I'm reading Patricia Carpenter's "Musical Form Regained," which is a response to an article I haven't read by Joan Stambaugh called "Music as a Temporal Form."
I'm going to skip almost all the particulars; they're quite specific to Stambaugh's article and as such not worth engaging without recourse to the earlier paper. I do want to pause on one idea Carpenter alludes to. It's fairly novel, and perhaps, from most folk's point of view, worth remarking upon at all, but it is a useful reminder, and I like it for that.
Stambaugh, it would seem, has arrived at a theory of music in which form is achieved through pure materiality. The feminist in me impulsively rejoices: in the Platonic system, matter is the always already subordinate, playing the part of the silenced domestic matron (whose etymological root is surely not coincidental), while the double pincers of form and content dominate the spoken domain.
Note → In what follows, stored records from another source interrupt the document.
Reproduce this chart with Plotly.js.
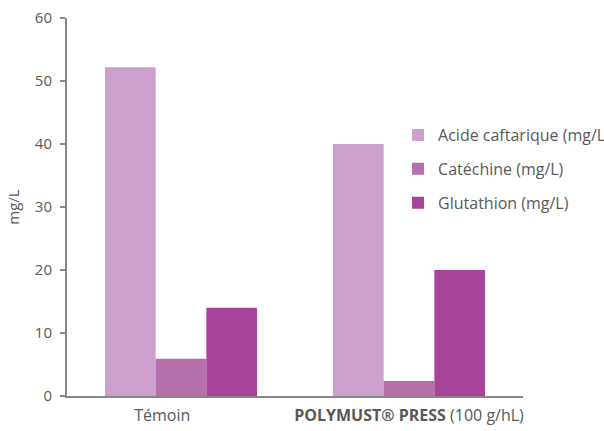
<!DOCTYPE html>
<html><head><meta charset="utf-8">
<script src="https://cdn.plot.ly/plotly-3.0.1.min.js"></script>
<style>html,body{margin:0;padding:0;background:#fff;}#chart{width:604px;height:431px;}</style>
</head><body><div id="chart"></div>
<script>
const categories = ["Témoin", "POLYMUST® PRESS (100 g/hL)"];
const tickLabels = ["Témoin\u00a0\u00a0\u00a0\u00a0\u00a0\u00a0\u00a0\u00a0\u00a0", "<b>POLYMUST® PRESS</b> (100 g/hL)"];
const seriesNames = ["Acide caftarique (mg/L)", "Catéchine (mg/L)", "Glutathion (mg/L)"];
const acideCaftarique = [52.2, 40.0];
const catechine = [5.9, 2.4];
const glutathion = [14.0, 20.0];
const colors = ["#CDA0CB", "#B570AB", "#A54498"];

const series = [acideCaftarique, catechine, glutathion];
const data = series.map((vals, i) => ({
  type: 'bar', x: categories, y: vals, name: seriesNames[i],
  legendgroup: 'g' + i,
  marker: {color: colors[i], line: {width: 0}},
  hoverinfo: 'none'
}));

const layout = {
  width: 604, height: 431,
  margin: {l: 67, r: 81, t: 18, b: 35, autoexpand: false},
  paper_bgcolor: '#fff', plot_bgcolor: '#fff',
  font: {family: 'Open Sans, sans-serif', size: 16, color: '#595959'},
  barmode: 'group', bargap: 0.333, bargroupgap: 0,
  showlegend: true,
  legend: {x: 0.726, xanchor: 'left', y: 0.735, yanchor: 'top',
           traceorder: 'grouped', tracegroupgap: 10,
           font: {size: 16, color: '#595959'}, bgcolor: 'rgba(0,0,0,0)'},
  xaxis: {tickmode: 'array', tickvals: categories, ticktext: tickLabels,
          showline: true, linecolor: '#888888', linewidth: 2,
          ticks: '', showgrid: false, zeroline: false, ticklabelstandoff: 4,
          tickfont: {size: 16, color: '#595959'}},
  yaxis: {range: [0, 60], dtick: 10, showline: true, linecolor: '#888888', linewidth: 2,
          ticks: 'outside', ticklen: 5, tickcolor: '#888888', tickwidth: 1.5,
          showgrid: false, zeroline: false, ticklabelstandoff: 5,
          tickfont: {size: 15, color: '#595959'},
          title: {text: 'mg/L', font: {size: 15, color: '#595959'}, standoff: 12}}
};
Plotly.newPlot('chart', data, layout, {displayModeBar: false, staticPlot: true});
</script></body></html>
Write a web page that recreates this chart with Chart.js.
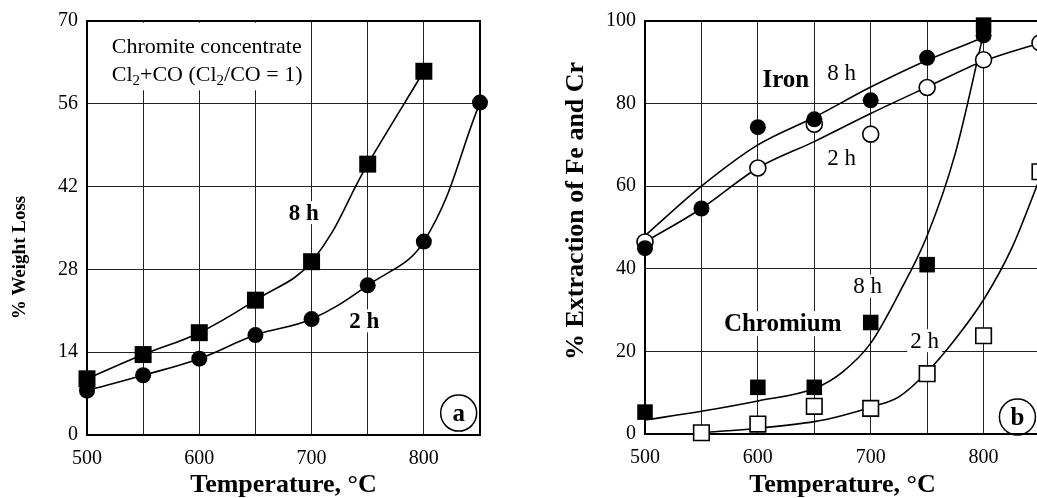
<!DOCTYPE html>
<html>
<head>
<meta charset="utf-8">
<script src="https://cdn.jsdelivr.net/npm/chart.js@4.4.1/dist/chart.umd.min.js"></script>
<style>
  html, body { margin: 0; padding: 0; background: #fff; overflow: hidden; width: 1037px; height: 498px; }
  #a { position: absolute; left: 0; top: 0; }
  #b { position: absolute; left: 520px; top: 0; }
</style>
</head>
<body>
<canvas id="a" width="500" height="498"></canvas>
<canvas id="b" width="540" height="498"></canvas>
<script>
// panel (a): % weight loss, chromite concentrate in Cl2+CO
const tempA = [500, 550, 600, 650, 700, 750, 800, 850];
const loss8h = [9.5, 13.6, 17.3, 22.8, 29.3, 45.8, 61.5, null];
const loss2h = [7.5, 10.1, 12.9, 16.9, 19.6, 25.3, 32.7, 56.2];
const ticksA = [0, 14, 28, 42, 56, 70];

// panel (b): measured points
const tempB = [500, 550, 600, 650, 700, 750, 800, 850];
const iron8h = [45, 54.6, 74.3, 76.2, 80.8, 91.1, 96.5, null];
const iron2h = [46.5, null, 64.4, 75, 72.6, 83.9, 90.6, 94.7];
const chrom8h = [5.3, null, 11.3, 11.3, 27, 41, 99, null];
const chrom2h = [null, 0.3, 2.4, 6.7, 6.2, 14.6, 23.8, 63.5];
const ticksB = [0, 20, 40, 60, 80, 100];

// panel (b): fitted curves
const ironFitT = [500, 550, 600, 650, 700, 750, 800, 850];
const iron8hFit = [48, 60, 70, 76.7, 84, 90.5, 96, null];
const iron2hFit = [46.5, 54.6, 64.4, 70.8, 77.6, 84, 90.3, 94.7];
const chromFitT = [500, 550, 600, 650, 675, 700, 725, 750, 775, 800, 825, 850];
const chrom8hFit = [3.4, 5.5, 8, 11, 15, 22, 34, 48, 68, 97, null, null];
const chrom2hFit = [null, 0.3, 1.4, 3, 4.5, 6.5, 9, 15, 23, 32.5, 45, 62];

const tempTicks = [500, 550, 600, 650, 700, 750, 800, 850];

const SERIF = '"Liberation Serif", "DejaVu Serif", "Times New Roman", serif';
Chart.defaults.font.family = SERIF;
Chart.defaults.color = '#000';

const pts = (xs, ys) => xs.map((x, i) => ({ x: x, y: ys[i] })).filter(p => p.y != null);

// frame, text labels, y title and the (a)/(b) circles
const notes = {
  id: 'notes',
  beforeDatasetsDraw(chart, args, opts) {
    const { ctx, chartArea: a, scales: { x, y } } = chart;
    ctx.save();
    ctx.textAlign = 'center';
    ctx.textBaseline = 'middle';

    if (opts.box) {
      const b = opts.box;
      const x0 = x.getPixelForValue(b.t0), x1 = x.getPixelForValue(b.t1);
      const y0 = y.getPixelForValue(b.v0), y1 = y.getPixelForValue(b.v1);
      ctx.fillStyle = '#fff';
      ctx.fillRect(x0, y0, x1 - x0, y1 - y0);
      ctx.fillStyle = '#000';
      ctx.textAlign = 'left';
      b.lines.forEach(line => {
        let px = x.getPixelForValue(line.t);
        const py = y.getPixelForValue(line.v);
        line.parts.forEach(part => {
          const sub = part.startsWith('_');
          const s = sub ? part.slice(1) : part;
          ctx.font = (sub ? 15 : 22) + 'px ' + SERIF;
          ctx.fillText(s, px, sub ? py + 6 : py);
          px += ctx.measureText(s).width;
        });
      });
      ctx.textAlign = 'center';
    }

    (opts.labels || []).forEach(l => {
      const px = x.getPixelForValue(l.t), py = y.getPixelForValue(l.v);
      ctx.font = (l.bold ? 'bold ' : '') + l.size + 'px ' + SERIF;
      const w = ctx.measureText(l.text).width;
      ctx.fillStyle = '#fff';
      ctx.fillRect(px - w / 2 - 3, py - l.size / 2, w + 6, l.size);
      ctx.fillStyle = '#000';
      ctx.fillText(l.text, px, py + 1);
    });

    if (opts.tag) {
      const px = x.getPixelForValue(opts.tag.t), py = y.getPixelForValue(opts.tag.v);
      ctx.beginPath();
      ctx.arc(px, py, 18, 0, Math.PI * 2);
      ctx.fillStyle = '#fff';
      ctx.fill();
      ctx.lineWidth = 1.5;
      ctx.strokeStyle = '#000';
      ctx.stroke();
      ctx.fillStyle = '#000';
      ctx.font = 'bold 25px ' + SERIF;
      ctx.fillText(opts.tag.text, px, py + 1);
    }

    if (opts.ytitle) {
      const t = opts.ytitle;
      ctx.translate(t.x, y.getPixelForValue(t.v));
      ctx.rotate(-Math.PI / 2);
      ctx.fillStyle = '#000';
      ctx.font = 'bold ' + t.size + 'px ' + SERIF;
      ctx.fillText(t.text, 0, 0);
      ctx.setTransform(1, 0, 0, 1, 0, 0);
    }

    ctx.lineWidth = 2;
    ctx.strokeStyle = '#000';
    ctx.strokeRect(a.left, a.top, a.width, a.height);
    ctx.restore();
  }
};

function xScale(min, max, height) {
  return {
    type: 'linear', min: min, max: max,
    afterBuildTicks: s => { s.ticks = tempTicks.map(v => ({ value: v })); },
    afterFit: s => { s.height = height; },
    grid: { color: '#222', lineWidth: 1, drawTicks: false },
    border: { display: false },
    ticks: { font: { size: 20 }, padding: 12, maxRotation: 0, autoSkip: false,
             callback: v => (v % 100 === 0 && v < 850) ? String(v) : '' },
    title: { display: true, text: 'Temperature, °C', font: { size: 26, weight: 'bold', lineHeight: 1 },
             padding: { top: 0, bottom: 0 } }
  };
}

function yScale(max, ticks, width) {
  return {
    min: 0, max: max,
    afterBuildTicks: s => { s.ticks = ticks.map(v => ({ value: v })); },
    afterFit: s => { s.width = width; },
    grid: { color: '#222', lineWidth: 1, drawTicks: false },
    border: { display: false },
    ticks: { font: { size: 20 }, padding: 9 }
  };
}

const common = {
  responsive: false,
  animation: false,
  devicePixelRatio: 1,
  events: []
};

new Chart(document.getElementById('a'), {
  type: 'line',
  data: {
    datasets: [
      { label: '8 h', data: pts(tempA, loss8h), borderColor: '#000', borderWidth: 1.6,
        pointStyle: 'rect', pointRadius: 12, pointBackgroundColor: '#000', pointBorderWidth: 0,
        tension: 0.4, clip: false },
      { label: '2 h', data: pts(tempA, loss2h), borderColor: '#000', borderWidth: 1.6,
        pointStyle: 'circle', pointRadius: 8, pointBackgroundColor: '#000', pointBorderWidth: 0,
        tension: 0.4, clip: false }
    ]
  },
  options: Object.assign({}, common, {
    layout: { padding: { top: 18, right: 20, left: 0, bottom: 0 } },
    scales: {
      x: xScale(500, 850, 63),
      y: yScale(70, ticksA, 87)
    },
    plugins: {
      legend: { display: false },
      tooltip: { enabled: false },
      notes: {
        box: { t0: 501, t1: 697, v0: 69.7, v1: 58.3,
               lines: [ { t: 522, v: 65.6, parts: ['Chromite concentrate'] },
                        { t: 522, v: 60.9, parts: ['Cl', '_2', '+CO (Cl', '_2', '/CO = 1)'] } ] },
        labels: [
          { text: '8 h', t: 693, v: 37.6, size: 23, bold: true },
          { text: '2 h', t: 747, v: 19.3, size: 23, bold: true }
        ],
        tag: { text: 'a', t: 831, v: 3.7 },
        ytitle: { text: '% Weight Loss', size: 19, x: 20, v: 30 }
      }
    }
  }),
  plugins: [notes]
});

const mark = (data, style, r, filled) => ({
  data: data, showLine: false, pointStyle: style, pointRadius: r,
  pointBackgroundColor: filled ? '#000' : '#fff', pointBorderColor: '#000',
  pointBorderWidth: filled ? 0 : 1.6, clip: false
});
const fit = data => ({
  data: data, borderColor: '#000', borderWidth: 1.6, pointRadius: 0,
  cubicInterpolationMode: 'monotone', clip: false
});

new Chart(document.getElementById('b'), {
  type: 'line',
  data: {
    datasets: [
      Object.assign({ label: 'Cr 8 h' }, mark(pts(tempB, chrom8h), 'rect', 11, true)),
      Object.assign({ label: 'Fe 8 h' }, mark(pts(tempB, iron8h), 'circle', 8, true)),
      Object.assign({ label: 'Fe 2 h' }, mark(pts(tempB, iron2h), 'circle', 8, false)),
      Object.assign({ label: 'Cr 2 h' }, mark(pts(tempB, chrom2h), 'rect', 11, false)),
      Object.assign({ label: 'Fe 8 h fit' }, fit(pts(ironFitT, iron8hFit))),
      Object.assign({ label: 'Fe 2 h fit' }, fit(pts(ironFitT, iron2hFit))),
      Object.assign({ label: 'Cr 8 h fit' }, fit(pts(chromFitT, chrom8hFit))),
      Object.assign({ label: 'Cr 2 h fit' }, fit(pts(chromFitT, chrom2hFit)))
    ]
  },
  options: Object.assign({}, common, {
    layout: { padding: { top: 18, right: 20, left: 0, bottom: 0 } },
    scales: {
      x: xScale(500, 850, 64),
      y: yScale(100, ticksB, 125)
    },
    plugins: {
      legend: { display: false },
      tooltip: { enabled: false },
      notes: {
        labels: [
          { text: 'Iron', t: 624.8, v: 85.8, size: 25, bold: true },
          { text: '8 h', t: 674.3, v: 87.3, size: 23 },
          { text: '2 h', t: 674.3, v: 66.8, size: 23 },
          { text: 'Chromium', t: 622, v: 26.7, size: 25, bold: true },
          { text: '8 h', t: 697.3, v: 35.8, size: 23 },
          { text: '2 h', t: 747.8, v: 22.6, size: 23 }
        ],
        tag: { text: 'b', t: 830, v: 4.1 },
        ytitle: { text: '% Extraction of Fe and Cr', size: 26, x: 56, v: 54 }
      }
    }
  }),
  plugins: [notes]
});
</script>
</body>
</html>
A theory of music as purely material, or even as totally subordinating form to matter, is alluring (shades of Kristeva make one balk).
But Carpenter chides Stambaugh for overreaching. "But as a picture of music, it is one-sided: form, structure, and objectivity are slighted." (37) This is not a reactionary rebellion against giving matter its due, but a reminder that matter cannot be given the place of form at the total expense of the latter. Reversing the imbalance is not the same as redressing. In Irigaray's terms, the feminist project is not, cannot be, about replacing a phallocratic system with a gynocratic one.
Let's be sure: Carpenter is not talking about feminism, but only aesthetics and philosophy. I'm over-reading as a way to remind myself against extremism.